All my life, even before the brain injury, I've strived for my independence.  To me, being independent meant successfully living on my own.  Standing on my own two feet.  Me against the world.  I am woman hear me rawer.  Why?  Simply because it was my biggest fear.  I'd always had someone to lean on...my parents or a husband.  I thought I needed to learn that I could take care of myself and my kids by myself.  As a single mom, I've done just that.  I earned a good wage as a Webmaster, paid my bills on time, and even had a disposable income.  Success in my (old) book.

After the car accident it became clear to my dearly departed mother that living on my own wasn't in my best interest.  She wanted me to move in with her and I fought her tooth and nail all the way.  Why?  Because I felt by moving in with her I was forsaking my independence that I worked so hard to achieve.  I saw it as giving in, defeat.  Another loss.  Earth calling Heaven...Mom, I was so wrong.  I get it now.

What mom knew that I could not understand (until now) was this...post brain injury I needed support in order to be independent.  It only took 4 years, 1 month and 14 days for that light bulb to click ON.  It's a Duh! moment. A kite cannot fly without someone to hold the string.  Or in my case, a balloon will soar into the atmosphere with no set course which eventually leads to popping of said balloon.... without someone to hold the string.

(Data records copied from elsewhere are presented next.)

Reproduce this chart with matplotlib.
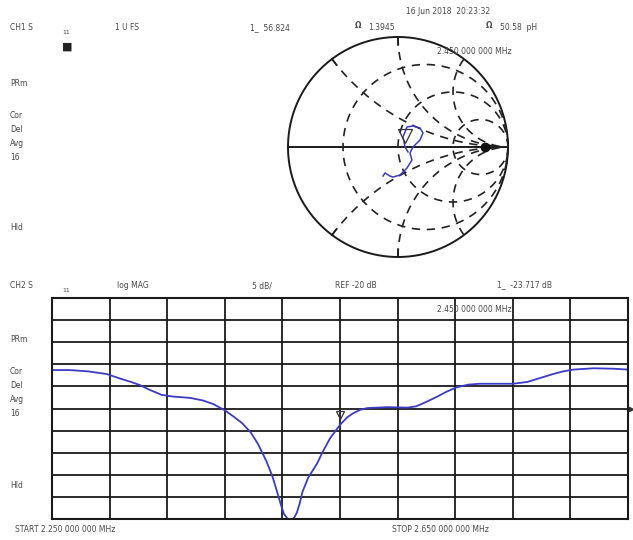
import numpy as np
import matplotlib.pyplot as plt
from matplotlib import transforms

# Lower trace: S11 log magnitude, 2.25 - 2.65 GHz
freq_ghz = [2.250, 2.262, 2.275, 2.288, 2.298, 2.305, 2.311, 2.318, 2.326, 2.334,
            2.346, 2.355, 2.362, 2.370, 2.376, 2.382, 2.388, 2.393, 2.399, 2.403,
            2.406, 2.409, 2.411, 2.4135, 2.4155, 2.418, 2.420, 2.422, 2.424, 2.428,
            2.434, 2.438, 2.443, 2.450, 2.455, 2.459, 2.464, 2.469, 2.483, 2.497,
            2.503, 2.510, 2.517, 2.524, 2.531, 2.539, 2.547, 2.570, 2.580, 2.590,
            2.598, 2.605, 2.612, 2.626, 2.640, 2.650]
s11_db = [-11.3, -11.3, -11.6, -12.2, -13.3, -14.0, -14.7, -15.8, -16.9, -17.3,
          -17.6, -18.2, -19.0, -20.4, -21.8, -23.3, -25.4, -28.0, -32.0, -35.3,
          -38.5, -41.8, -43.8, -44.9, -45.2, -44.8, -43.6, -41.5, -38.8, -35.6,
          -32.5, -29.8, -26.8, -23.7, -22.0, -21.1, -20.3, -19.9, -19.7, -19.8,
          -19.5, -18.5, -17.4, -16.2, -15.2, -14.6, -14.4, -14.4, -14.0, -13.0,
          -12.2, -11.6, -11.2, -10.9, -11.0, -11.2]

# Upper trace: S11 on the Smith chart (reflection coefficient)
gamma_re = [-0.136, -0.118, -0.073, -0.045, 0.018, 0.082, 0.127, 0.109, 0.136, 0.200,
            0.227, 0.200, 0.136, 0.082, 0.045, 0.064, 0.091]
gamma_im = [-0.264, -0.236, -0.264, -0.273, -0.255, -0.191, -0.118, -0.055, 0.000, 0.064,
            0.127, 0.173, 0.191, 0.182, 0.091, 0.000, -0.045]

marker_freq = 2.45
marker_db = -23.717
marker_gamma = (0.064, 0.0)
ref_dot = (0.79, 0.0)

start_ghz, stop_ghz = 2.25, 2.65
ref_db, db_per_div = -20, 5

W, H = 633, 540
fig = plt.figure(figsize=(W / 100, H / 100), dpi=100)
fig.patch.set_facecolor('white')

trace_col = '#3b3bc8'
grid_col = '#1a1a1a'
txt_col = '#4a4a4a'


def label(x, y, s, ha='left', size=5.5, color=txt_col, **kw):
    fig.text(x / W, 1 - y / H, s, ha=ha, va='center', fontsize=size, color=color, **kw)


# ---- lower log MAG chart ----
ax = fig.add_axes([52 / W, (H - 519) / H, 576 / W, 221 / H])
ax.set_xlim(start_ghz, stop_ghz)
ax.set_ylim(ref_db - 5 * db_per_div, ref_db + 5 * db_per_div)
for f in np.linspace(start_ghz, stop_ghz, 11):
    ax.axvline(f, color=grid_col, lw=1.3)
for d in np.linspace(ref_db - 25, ref_db + 25, 11):
    ax.axhline(d, color=grid_col, lw=1.3)
for s in ax.spines.values():
    s.set_color(grid_col)
    s.set_linewidth(1.5)
ax.set_xticks([])
ax.set_yticks([])
ax.plot(freq_ghz, s11_db, color=trace_col, lw=1.3)
off = transforms.offset_copy(ax.transData, fig=fig, x=0, y=4, units='points')
ax.plot([marker_freq], [marker_db + 0.9], marker='v', ms=6, mfc='none', mec='#333',
        mew=0.9, transform=off)
ax.plot([stop_ghz + 0.002], [ref_db], marker='>', ms=3, color='#333', clip_on=False)

# ---- upper Smith chart ----
sm = fig.add_axes([285.8 / W, (H - 259.2) / H, 224.4 / W, 224.4 / H])
sm.set_xlim(-1.02, 1.02)
sm.set_ylim(-1.02, 1.02)
sm.axis('off')
t = np.linspace(0, 2 * np.pi, 400)
sm.plot(np.cos(t), np.sin(t), color=grid_col, lw=1.4)
sm.plot([-1, 1], [0, 0], color=grid_col, lw=1.4)
dash = dict(color='#222', lw=1.2, dashes=(5, 4))
for r in [1 / 3, 1, 3]:
    c, rad = r / (1 + r), 1 / (1 + r)
    sm.plot(c + rad * np.cos(t), rad * np.sin(t), **dash)
rr = np.concatenate([[0], np.geomspace(0.01, 200, 400)])
for xv in [0.5, 1, 2, -0.5, -1, -2]:
    z = rr + 1j * xv
    g = (z - 1) / (z + 1)
    sm.plot(g.real, g.imag, **dash)
for xv in [0.5, 1, -0.5, -1]:
    g = (1j * xv - 1) / (1j * xv + 1)
    sm.plot([g.real, 0.93 * g.real], [g.imag, 0.93 * g.imag], color=grid_col, lw=1.1)
sm.plot(gamma_re, gamma_im, color=trace_col, lw=1.1)
off2 = transforms.offset_copy(sm.transData, fig=fig, x=0, y=8, units='points')
sm.plot([marker_gamma[0]], [marker_gamma[1]], marker='v', ms=10, mfc='none', mec='#333',
        mew=0.9, transform=off2)
sm.plot([ref_dot[0]], [ref_dot[1]], 'o', color='#111', ms=6)

# ---- annotations ----
label(10, 28, 'CH1 S')
label(62, 32, '11', size=4.5)
label(62, 47, '■', size=8, color='#222')
label(115, 28, '1 U FS')
label(250, 28, '1_  56.824')
label(448, 12, '16 Jun 2018  20:23:32', ha='center')
label(355, 26, 'Ω', weight='bold')
label(368, 27, '1.3945')
label(486, 26, 'Ω', weight='bold')
label(500, 27, '50.58  pH')
label(437, 51, '2.450 000 000 MHz')
for y, s in [(84, 'PRm'), (115, 'Cor'), (129, 'Del'), (143, 'Avg'), (157, '16'), (227, 'Hld')]:
    label(10, y, s)

label(10, 286, 'CH2 S')
label(62, 290, '11', size=4.5)
label(117, 286, 'log MAG')
label(252, 286, '5 dB/')
label(335, 285, 'REF -20 dB')
label(497, 285, '1_  -23.717 dB')
label(437, 309, '2.450 000 000 MHz')
for y, s in [(340, 'PRm'), (372, 'Cor'), (386, 'Del'), (400, 'Avg'), (413, '16'), (485, 'Hld')]:
    label(10, y, s)
label(15, 530, 'START 2.250 000 000 MHz')
label(392, 530, 'STOP 2.650 000 000 MHz')

fig.savefig('out.png', dpi=100, facecolor='white')
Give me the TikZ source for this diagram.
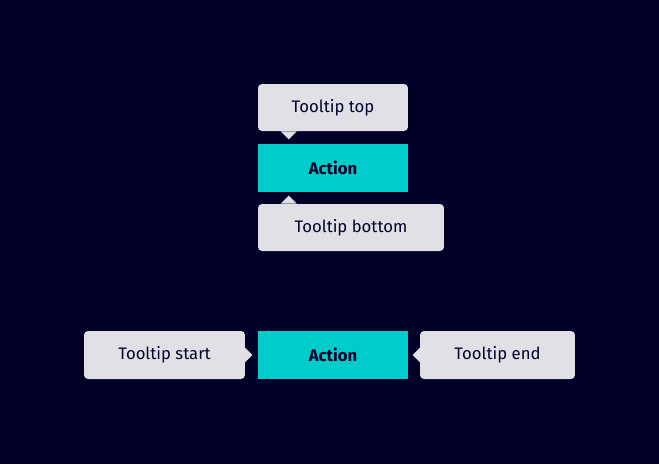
\documentclass[tikz,border=0pt]{standalone}
\usepackage{fontspec}
\setmainfont{Fira Sans}
\usetikzlibrary{positioning}
\definecolor{navy}{HTML}{000028}
\definecolor{teal}{HTML}{00CCCC}
\definecolor{tipgray}{HTML}{E0E0E6}
\begin{document}
\begin{tikzpicture}[x=0.02cm,y=-0.02cm,
  action/.style = {fill=teal,text=navy,font=\fontsize{9.5}{11}\selectfont\bfseries,
        minimum width=3cm,minimum height=0.96cm,inner sep=0pt},
  tip/.style = {fill=tipgray,text=navy,rounded corners=0.08cm,font=\fontsize{9.5}{11}\selectfont,
        minimum height=0.94cm,inner sep=0pt}]
 \fill[navy] (0,0) rectangle (659,464);
 % vertical tooltips
 \node[action] (act1) at (333,168) {Action};
 \node[tip,minimum width=3cm] (ttop) at (333,107.5) {Tooltip top};
 \node[tip,minimum width=3.72cm] (tbot) at (351,227.5) {Tooltip bottom};
 \fill[tipgray] ([xshift=0.46cm]ttop.south west) -- ++(16,0) -- ++(-8,8) -- cycle;
 \fill[tipgray] ([xshift=0.46cm]tbot.north west) -- ++(16,0) -- ++(-8,-8) -- cycle;
 % horizontal tooltips
 \node[action] (act2) at (333,355) {Action};
 \node[tip,minimum width=3.22cm,minimum height=0.96cm] (tstart) at (164.5,355) {Tooltip start};
 \node[tip,minimum width=3.1cm,minimum height=0.96cm] (tend) at (497.5,355) {Tooltip end};
 \fill[tipgray] (tstart.east) ++(-1,-8) -- ++(8,8) -- ++(-8,8) -- cycle;
 \fill[tipgray] (tend.west) ++(1,-8) -- ++(-8,8) -- ++(8,8) -- cycle;
\end{tikzpicture}
\end{document}
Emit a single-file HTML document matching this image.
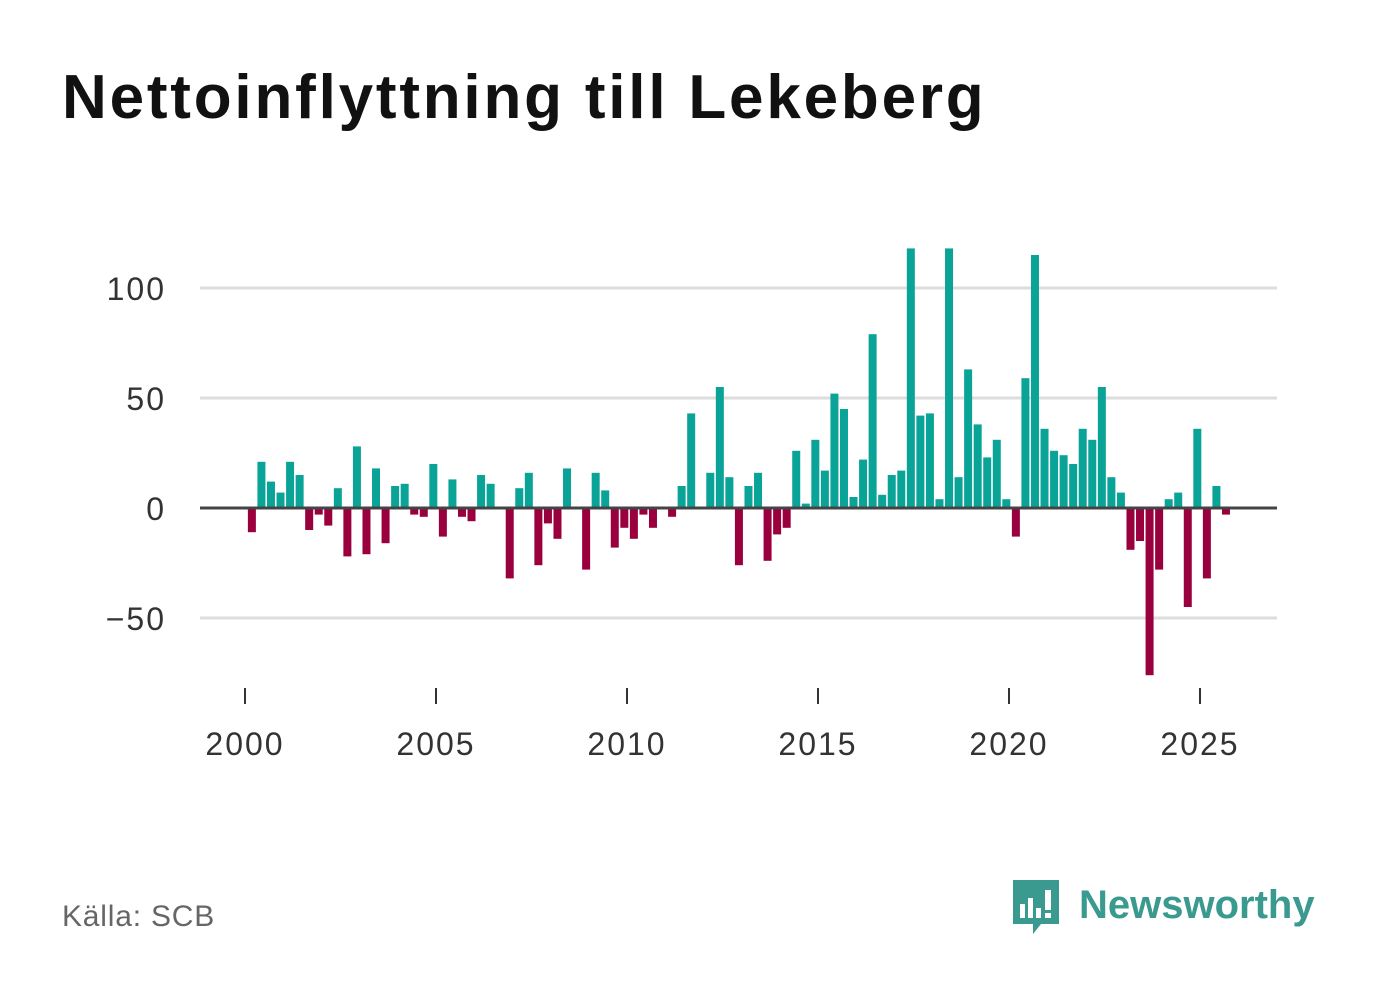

I don't want to pop.  Bursting is so last year.

The catalyst for this epiphany came disguised in a 6 week trip for my brother and his wife to Mexico to visit her family for Christmas....and my dog, Morgan.  She and I live with them in San Antonio (after reaching out for help this summer).  Due to the nature of my relationship with my brother (still bickering little kids who annoy each other) the thought of being alone for 6 whole weeks thrilled me...Yay I get to be independent again without him bossing me around was my thought.  Wrong again.  I'm on a roll!  Each misstep is a lesson leading up to understanding. 

I dropped the happy couple off at the airport four days ago.  It's taken these few days to realize all they do for me that allows me to be independent. Experiencing an emotionally/mentally taxing day yesterday I hit the wall...cognitive overload.  I laid down on the couch to watch TV and promptly fell asleep.  Waking up at 7:30 PM (the usual 4 hours needed to recover) I thought it morning, but it was too dark.  I looked over to see Morgan sitting at her food bowl.  Crap!  Her dinner time is 4:30!!  My sister-in-law took over feeding Morgan when I moved in, because at the time I wasn't capable of keeping a schedule.  Apparently I'm still not able to stick to one due to extenuating circumstances aka Me.

These little things all lead me to the realization that I NEED support to BE independent. (Or, living alone does NOT equal being independent)

I've bemoaned my brother's lack of interest in learning about my brain injury, what that means for me and how he can help me get my life back.  Now I see I've been striving for the wrong thing.  I cannot get my life back.  That's living in the past.  I need to create a new life.  Wow, all these lights coming on is making it easier to see my path in the darkness. 

What I've learned
  • Independence does not equal living alone. (It's not in my best interest, or Morgan's, to live alone.  And that's okay.)
  • Independence = Support
  • Help may be a four letter word, but it's not a bad word.
  • I need to create a new life, not get my old life back.
  • Repeated theme - Let go, move forward (aka you'll turn to a statue of salt if you look back!  Oh...finally figured out that parable too.  Woohoo!)
  • I'm blessed
Now I need to figure out what to do with all I've learned.  Oh and, most importantly, not forget the lessons.